You are given an integer, either positive or negative. You can only add or subtract numbers, and every number before the highest number must be used. That is, if the highest number in your sum is 7, you must also use 1, 2, 3, 4, 5, 6. You can only use a number once, and you can only add or subtract it. The question is such: Given a number, what is the lowest number of integers in your sum needed to calculate that number?

So taking the number 12 as sample input, output would be 7. Input of 21 would give 6. Input of 7 would give 5.

This is demonstrated as such: Given the number 7, a sum is -1+2-3+4+5=7. 5 is the answer, as it’s the highest number in the sum, and this sum has the fewest possible integers in it. You could not, say, simply do 9-2=7; you would need to also use 1,3,4,5,6,7, and 8 in your sum. Any sum larger than that one (by larger, I mean that contains more integers) is also wrong, as -1+2-3+4+5=7 is the smallest possible sum.

Note that in further articles, we’ll be taking questions directly from sample problem sheets or previous competitions, so they might be more long-form.

My apologies if the question seems very hard to understand, as that’s probably my fault.


So, how do you get the smallest possible number of integers for any number, if that number has to be calculated as shown above? What’s the algorithm you go through?

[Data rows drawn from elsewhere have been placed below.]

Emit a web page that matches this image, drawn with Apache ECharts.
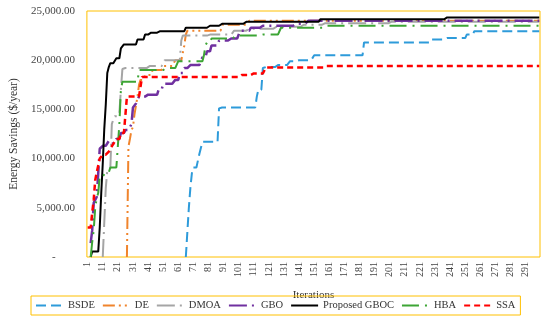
<!DOCTYPE html>
<html><head><meta charset="utf-8">
<script src="https://cdn.jsdelivr.net/npm/echarts@6/dist/echarts.min.js"></script>
<style>html,body{margin:0;padding:0;background:#fff}#c{width:550px;height:322px}</style>
</head><body><div id="c"></div>
<script>
// Iteration categories 1..300
const iterationCount = 300;
const yTicks = [0, 5000, 10000, 15000, 20000, 25000];
const seriesNames = ['BSDE', 'DE', 'DMOA', 'GBO', 'Proposed GBOC', 'HBA', 'SSA'];

// Convergence curves as [iteration where value changes, value]
const bsdeSteps = [[66,0],[67,2500],[68,5000],[69,7000],[70,8500],[71,9100],[74,9300],[75,10500],[77,11700],[88,15100],[89,15200],[113,16300],[114,17000],[117,19200],[119,19300],[127,19500],[135,19900],[141,20000],[151,20500],[184,21800],[229,22100],[238,22250],[252,22600],[257,22950]];
const deSteps = [[27,0],[28,11200],[29,12000],[30,12900],[31,13200],[32,14500],[33,15400],[34,16300],[35,17500],[36,18000],[39,18500],[44,19000],[51,19400],[59,20000],[65,21500],[66,22600],[67,23000],[90,23600],[108,24000]];
const dmoaSteps = [[11,0],[12,3500],[13,7000],[14,8800],[15,9000],[17,13500],[18,14000],[19,14300],[22,14600],[23,17000],[24,19100],[26,19200],[42,19400],[52,20000],[63,22000],[64,22500],[81,22600],[98,23000],[108,23200],[125,23400],[144,23600],[157,23750],[201,23900]];
const gboSteps = [[3,1400],[4,2700],[5,5500],[6,5800],[7,6100],[8,8500],[9,11000],[11,11300],[15,11800],[18,11500],[20,12000],[23,12600],[26,12900],[30,13500],[31,15200],[33,15600],[35,16300],[41,16500],[48,17000],[51,17600],[59,18000],[62,18700],[65,19200],[69,19500],[77,20300],[80,20900],[83,21500],[88,22000],[95,22200],[102,23000],[109,23300],[117,23500],[138,23700],[147,24000]];
const gbocSteps = [[3,0],[4,550],[9,3000],[10,6500],[11,9500],[12,13000],[13,15500],[14,18700],[15,19300],[16,19700],[20,20200],[23,21200],[25,21600],[34,22100],[39,22600],[42,22800],[49,22950],[66,23300],[81,23500],[90,23700],[105,23900],[155,24150],[238,24350]];
const hbaSteps = [[3,0],[4,1500],[5,2700],[6,5000],[7,6000],[8,6500],[9,8200],[13,8600],[16,9100],[22,13500],[23,17000],[24,17800],[35,19000],[52,19200],[61,19900],[78,20500],[79,21500],[80,21800],[83,22200],[99,22500],[116,22600],[129,23300],[159,23500]];
const ssaSteps = [[1,3000],[4,4500],[5,5800],[6,7800],[7,8600],[8,9300],[9,10000],[11,10400],[15,10700],[16,11000],[18,11500],[20,12000],[23,12600],[27,16300],[37,18300],[103,18500],[111,18650],[119,19250],[159,19400]];

const colors = ['#2E9BDA', '#F0842C', '#A5A5A5', '#7030A0', '#000000', '#3DA535', '#FF0000'];
const dashes = [[10,5], [12,4,2,4,2,4], [18,5,2,5], [18,5,2,5], 'solid', [17,6,2,6], [6,4]];
const widths = [2, 2, 2, 2.5, 2, 2, 2.5];

const categories = [];
for (let i = 1; i <= iterationCount; i++) categories.push(String(i));

// hold each read value until the next change (best-so-far curves)
function expand(steps) {
  const out = new Array(iterationCount).fill(null);
  for (let k = 0; k < steps.length; k++) {
    const start = steps[k][0];
    const end = k + 1 < steps.length ? steps[k + 1][0] - 1 : iterationCount;
    for (let i = start; i <= end; i++) out[i - 1] = steps[k][1];
  }
  return out;
}
const allSteps = [bsdeSteps, deSteps, dmoaSteps, gboSteps, gbocSteps, hbaSteps, ssaSteps];

function fmt(v) {
  if (v === 0) return '-       ';
  const s = Math.round(v).toString().replace(/\B(?=(\d{3})+(?!\d))/g, ',');
  return s + '.00';
}

const FONT = 'Liberation Serif';
const chart = echarts.init(document.getElementById('c'), null, {renderer: 'canvas'});
chart.setOption({
  animation: false,
  backgroundColor: '#fff',
  grid: {left: 73, right: 10, top: 11, bottom: 65, show: true, borderColor: '#FFC000', borderWidth: 1, containLabel: false},
  legend: {
    data: seriesNames, left: 31, top: 296, padding: [4, 5, 4, 4], itemWidth: 27, itemHeight: 12, itemGap: 7,
    borderColor: '#FFC000', borderWidth: 1,
    itemStyle: {opacity: 0, borderWidth: 0},
    textStyle: {fontFamily: FONT, fontSize: 10.5, color: '#333'}
  },
  xAxis: {
    type: 'category', data: categories, boundaryGap: true,
    name: 'Iterations', nameLocation: 'middle', nameGap: 33,
    nameTextStyle: {fontFamily: FONT, fontSize: 11, color: '#333'},
    axisLine: {show: false}, axisTick: {show: false}, splitLine: {show: false},
    axisLabel: {interval: 9, rotate: 90, fontFamily: FONT, fontSize: 10, color: '#444', margin: 5}
  },
  yAxis: {
    type: 'value', min: yTicks[0], max: yTicks[yTicks.length - 1], interval: 5000,
    name: 'Energy Savings ($/year)', nameLocation: 'middle', nameGap: 61,
    nameTextStyle: {fontFamily: FONT, fontSize: 11.5, color: '#333'},
    axisLine: {show: false}, axisTick: {show: false}, splitLine: {show: false},
    axisLabel: {formatter: fmt, fontFamily: FONT, fontSize: 11, color: '#444', margin: 12}
  },
  series: seriesNames.map((n, k) => ({
    name: n, type: 'line', data: expand(allSteps[k]), symbol: 'none', connectNulls: false,
    color: colors[k],
    lineStyle: {color: colors[k], width: widths[k], type: dashes[k], cap: 'butt'}
  }))
});
</script></body></html>
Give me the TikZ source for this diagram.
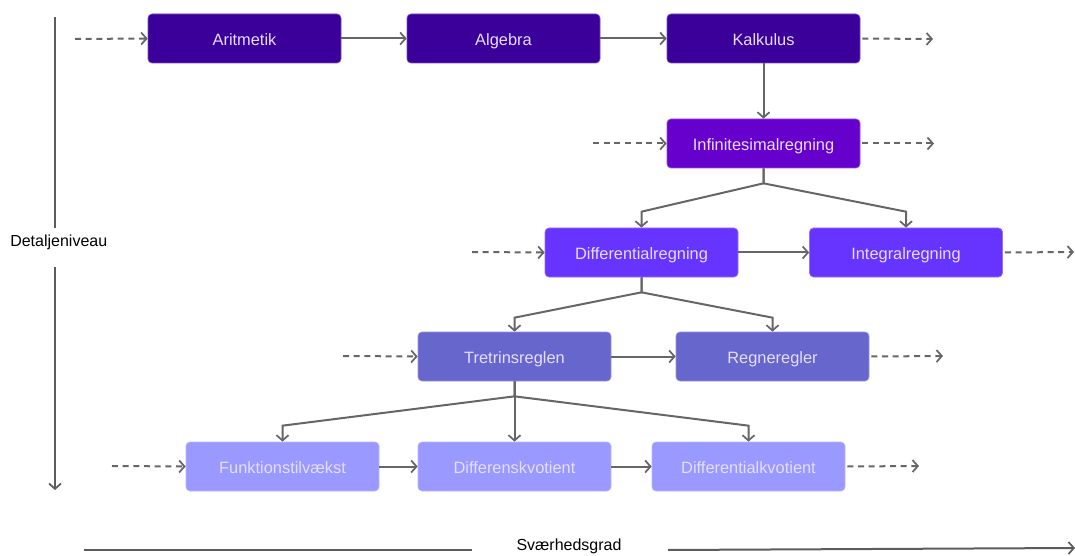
\documentclass[tikz,border=0pt]{standalone}
\usepackage{fontspec}
\setmainfont{Liberation Sans}
\usetikzlibrary{arrows.meta,calc}
\definecolor{lvA}{HTML}{3A0099}
\definecolor{lvB}{HTML}{6600CC}
\definecolor{lvC}{HTML}{6633FF}
\definecolor{lvD}{HTML}{6666CC}
\definecolor{lvE}{HTML}{9999FF}
\definecolor{boxtext}{HTML}{E6DEFF}
\definecolor{linkgray}{HTML}{666666}
\tikzset{
  topic/.style={rectangle, rounded corners=3pt, draw=#1!70!white, line width=0.5pt, fill=#1,
    minimum width=144.75pt, minimum height=36.75pt, inner sep=0pt,
    text height=10.5pt, text depth=0pt,
    text=boxtext, font=\fontsize{12.3}{14}\selectfont},
  link/.style={draw=linkgray, line width=1.5pt, -{Straight Barb[length=4pt,width=9pt,line width=1.3pt]}},
  loose/.style={link, dash pattern=on 4.5pt off 3.5pt},
  axis/.style={draw=linkgray!90!black, line width=1.5pt},
  axislabel/.style={font=\fontsize{12}{14}\selectfont, inner sep=0pt}
}
\begin{document}
\begin{tikzpicture}[x=0.75pt,y=-0.75pt]
\useasboundingbox (0,0) rectangle (1075,556);

% topic boxes
\node[topic=lvA] (arit) at (244.5,38.5) {Aritmetik};
\node[topic=lvA] (alg)  at (503.5,38.5) {Algebra};
\node[topic=lvA] (kal)  at (763.5,38.5) {Kalkulus};
\node[topic=lvB] (inf)  at (763.5,143.5) {Infinitesimalregning};
\node[topic=lvC] (dif)  at (641.5,252.5) {Differentialregning};
\node[topic=lvC] (int)  at (906,252.5) {Integralregning};
\node[topic=lvD] (tre)  at (514.5,356.5) {Tretrinsreglen};
\node[topic=lvD] (reg)  at (772.5,356.5) {Regneregler};
\node[topic=lvE] (fun)  at (282.5,466.5) {Funktionstilvækst};
\node[topic=lvE] (dk)   at (514.5,466.5) {Differenskvotient};
\node[topic=lvE] (dfk)  at (748.5,466.5) {Differentialkvotient};

% sequence links
\draw[link] (arit) -- (alg);
\draw[link] (alg) -- (kal);
\draw[link] (kal) -- (inf);
\draw[link] (dif) -- (int);
\draw[link] (tre) -- (reg);
\draw[link] (fun) -- (dk);
\draw[link] (dk) -- (dfk);

% branching links
\draw[link] (inf.south) -- ++(0,15) -- ($(dif.north)+(0,-16)$) -- (dif.north);
\draw[link] (inf.south) -- ++(0,15) -- ($(int.north)+(0,-16)$) -- (int.north);
\draw[link] (dif.south) -- ++(0,15) -- ($(tre.north)+(0,-14)$) -- (tre.north);
\draw[link] (dif.south) -- ++(0,15) -- ($(reg.north)+(0,-14)$) -- (reg.north);
\draw[link] (tre.south) -- ++(0,15) -- ($(fun.north)+(0,-16)$) -- (fun.north);
\draw[link] (tre.south) -- (dk.north);
\draw[link] (tre.south) -- ++(0,15) -- ($(dfk.north)+(0,-16)$) -- (dfk.north);

% loose ends leading in and out
\coordinate (inA) at (75,39);
\coordinate (inB) at (593,143.5);
\coordinate (inC) at (472,252);
\coordinate (inD) at (343,356);
\coordinate (inE) at (112,466);
\coordinate (outA) at (933,39);
\coordinate (outB) at (934,143.5);
\coordinate (outC) at (1074,252);
\coordinate (outD) at (943,356);
\coordinate (outE) at (919,466);
\draw[loose] (inA) -- (arit.west);
\draw[loose] (inB) -- (inf.west);
\draw[loose] (inC) -- (dif.west);
\draw[loose] (inD) -- (tre.west);
\draw[loose] (inE) -- (fun.west);
\draw[loose] ([xshift=1.5pt]kal.east) -- (outA);
\draw[loose] ([xshift=1.5pt]inf.east) -- (outB);
\draw[loose] ([xshift=1.5pt]int.east) -- (outC);
\draw[loose] ([xshift=1.5pt]reg.east) -- (outD);
\draw[loose] ([xshift=1.5pt]dfk.east) -- (outE);

% axes
\node[axislabel, anchor=west] (detail) at (10,242) {Detaljeniveau};
\coordinate (vtop) at (55,17);
\coordinate (vgap1) at (55,228);
\coordinate (vgap2) at (55,267);
\coordinate (vbot) at (55,490);
\draw[axis] (vtop) -- (vgap1);
\draw[axis, -{Straight Barb[length=4pt,width=9pt,line width=1.3pt]}] (vgap2) -- (vbot);

\node[axislabel, anchor=north] (hard) at (569,539) {Sværhedsgrad};
\coordinate (hleft) at (84,550);
\coordinate (hgap1) at (472,550);
\coordinate (hgap2) at (668,550);
\coordinate (hright) at (1075,548);
\draw[axis] (hleft) -- (hgap1);
\draw[axis, -{Straight Barb[length=4pt,width=9pt,line width=1.3pt]}] (hgap2) -- (hright);
\end{tikzpicture}
\end{document}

In a few days, I’ll post the solution, but feel free to figure it out and post your solutions! I’m not looking for code – a plain English solution is as good as any C++ (though I’ll post my code solution as well).

About the Author

Carl Lange

I'm currently a Computer Games Development student at Carlow IT. I love programming and all things technical, and I'll learn anything if it's interesting. I'm passionate about technical education, and naturally about games. Check out my resume, and follow me on Twitter!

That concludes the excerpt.